A guest posting by Jessica Stockton, member of Old First, and author of Book Nerd.
I've realized this year how much I look forward to Lent. I didn't grow up observing it – it wasn't much emphasized in the California Mennonite Brethren Church, and I think I learned about it from my Catholic friends. It sounded a little weird to me, as it probably does to most people.
It was actually a French cookbook that deepened my understanding. Amid the decadent recipes for Easter cakes and meats, the author mentioned that in traditional French and European culture, Easter was following on a long cold season where no one had eaten meat, eggs, or milk. This was a kind of medieval detox, she suggested, that made the spring Easter feast all the more enjoyable.
I hadn't thought before that about how seasonally appropriate Lent is, or was in a culture more connected to the seasons. Food was scarcer as stores ran out, so we tightened our belts. It's not doctrinal, but it's a wise strategy of the church, to deal with of the most difficult time of year and use it as a way of understanding sin and suffering.
Coming from the mild weather of California, this part of the year in the Northeast has always been especially difficult for me. It's been so cold for so long, and it seems to be getting colder, and it seems there's so much more winter still to come. I chafe against the weather, frustrated and angry and indignant. Lent is a way of accepting the darkness and the cold as right and appropriate for its time. I look forward to Lent because it makes sense of the darkness.
My temperament tends toward optimism, even in the face of opposition. And my job involves a lot of smiling, making people comfortable, and speaking enthusiastically about whatever I'm presenting. Lent allows me a break, at least internally, from my own cheerfulness, even my own optimism. It is a time to recognize that I am broken, that the world is broken, and to sit with that knowledge for forty long days. The dead, cold natural world, and my own body made of dust that shivers and aches, reflect the state of my own selfish, ashamed soul in need of redemption, and whole fallen world. Lent acknowledges not only my imperfections and my debts, but my sorrows and my fears and my embarrassments. And it is both pain and relief to acknowledge these things.

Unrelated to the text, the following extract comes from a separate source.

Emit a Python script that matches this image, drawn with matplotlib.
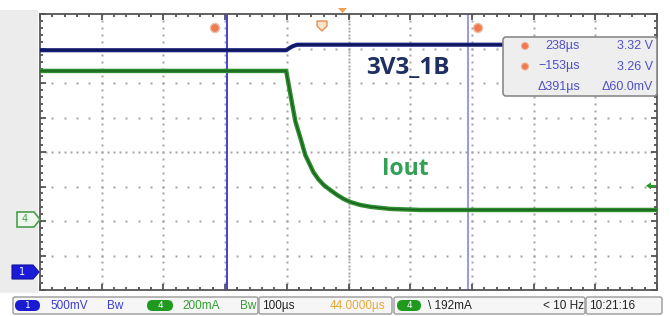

When I was a child I loved the mystery of Christmas, the anticipation of Advent. It was a break from the casual blandness of everyday life, an implication that there was a deeper and more meaningful world that required solemn preparation. I love Lent and Easter increasingly as I grow older, as perhaps a greater, a more grown-up mystery. With its focus on the death that precedes the resurrection, it can only resonate if you have had time to understand suffering, to see death. I appreciate the chance to participate in this mystery, the long preparation for the day of the Lord.
And when Easter arrives, all that joy and optimism comes rushing back, fresh and real. We are saved, we are brought to life, each of us clothed in glory as the earth breaks forth into blossom. And we have been saved all along. The sun does shine in February, and Christ's salvation isn't dormant during Lent. But it is good to live mindfully through the mystery of darkness, so that we can be dazzled again by the light.